#RestInPeace

If a public figure’s name is trending on Twitter, you can generally assume one of the following: They just cut their hair (GASP!), updated their relationship status or died.

If a public figure’s name is trending on Twitter, you can generally assume one of the following: They just cut their hair (GASP!), updated their relationship status or died. More and more frequently I am discovering that a famous person has passed away the same way I find out a lot of stuff these days — through social media.

I already believe there’s a sense of desperation in messaging a superstar. (Out of all the delusional Facebook requests Lady Gaga receives in a day, do you really think she’s going to respond to comment No. 170,983?) And when a celebrity passes away, their blog, Facebook page and Twitter feed flood with everything from cheap, meaningless “RIP!”s to thoughtful reflections on the star’s impact on one’s life. It’s kind of weird, but so is being in the spotlight. It’s different for the rest of us, as regular humans. Isn’t it?

Several weeks ago, I was in a Facebook wormhole when I noticed a number of my friends posting cryptic messages on the wall of another. While I was “FB friends” with this individual, we by no means had a deep or personal relationship. We were mostly acquaintances with mutual associates. (Twenty-three to be exact. Thanks for the stats, Zuck.) Because of the nature of these incoming posts inexplicably popping up on my feed, I could tell something serious had happened: an illness, injury or death.

I immediately felt like an involuntary voyeur — it’s one thing to browse pictures of your estranged best-friend-from-third-grade’s wedding; it’s another to learn serious news in such an impersonal way. This friend’s wall became something of a memorial as stories, questions and updates filled the page. While the fine line between sharing memories and spreading gossip made me incredibly uncomfortable, it was clearly some people’s only means of communication on the subject.

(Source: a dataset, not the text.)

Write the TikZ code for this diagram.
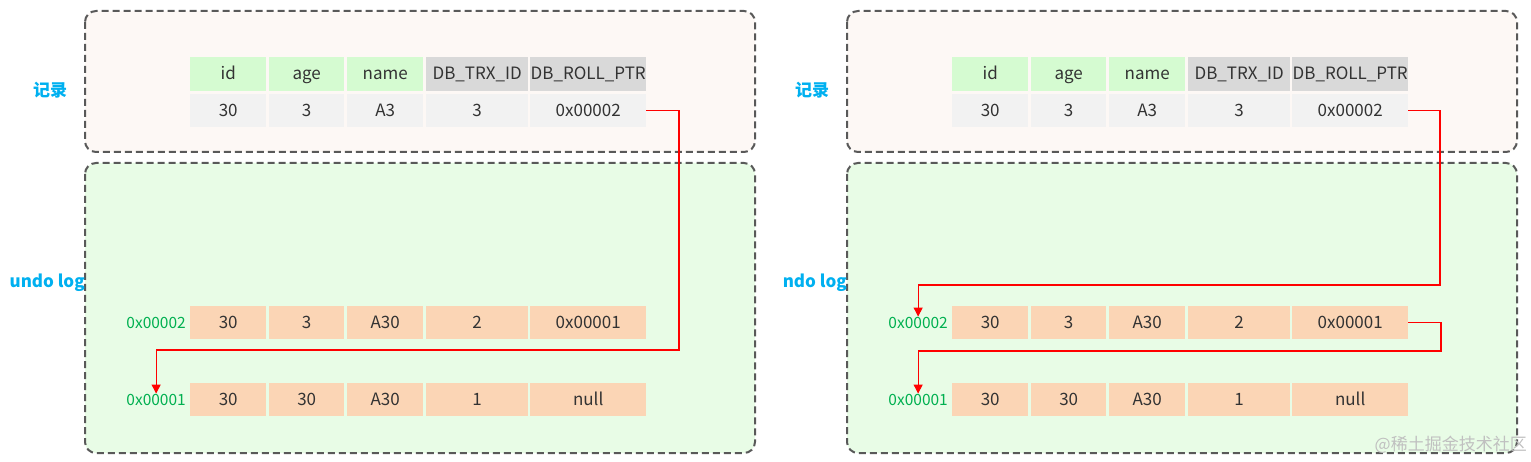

Sites like Twitter and Facebook are used as much for connecting friends as they are for sharing content and breaking news. Should a regular, non-famous person’s death be treated like that? A race to share a memory of the deceased first?
Not long after I began thinking about this, my mother called to inform me that my uncle had passed away. It wasn’t a shock — he’d been sick for some time, and he was ready. I was mostly relieved he was no longer in pain. Later that night, during another Facebook scroll-fest, I noticed a family friend had posted about my uncle’s death just minutes after my mother called me. I didn’t feel as uneasy as with the previous situation; he was as much her friend as he was my uncle, and it was a subtle, respectful post. Thankfully, I had heard the news in advance. But it further pushed me to ask: What happens to Facebook when you die?

Our Internet identities outliving us can be awesome or terrifying, depending on who you are and what you believe. If you plan on looking down from a comfy cloud and seeing your friends’ notes on your defunct Tumblr, maybe that’s cool. Your legacy outlived you. But if you think there’s a possibility you won’t become a ghost/angel/zombie secretly spying on naked people and tricking your friends (well, that’s what I’d do post-mortem), it’s a bit odd and almost sad to think of people reaching out without getting a “like” back from you.

I remembered a This American Life story, from the most recent theater event, about a photographer whose images were discovered years after her death. Vivian Maier was a very peculiar, incredibly private street photographer. The few alive who knew her agreed she would not want her photographs circling around the world in 2012. But these pictures are undeniably incredible black-and-whites capturing palpable energy and emotion. People love them, and Maier is nowhere around to deal with unwanted fame or attention. What harm does it do to share them, despite her assumed wishes?

I suppose the same idea carries over to coping with death. We like to think we honor a deceased person’s memory, but what we really want to do is honor our memories of them. People in grief need to cope, to somehow keep their loved one’s memory alive. If writing open letters on a social network helps a person deal, who’s to say that’s so bad?
Personally, I’m uncomfortable with the thought of people posting memories about a dead me on the Internet, but, furthermore, I’m uncomfortable with the thought of one day dying. Beyond that, I suppose I do want my loved ones to cope in whatever way works for them. If I end up with a posthumous hashtag, so be it.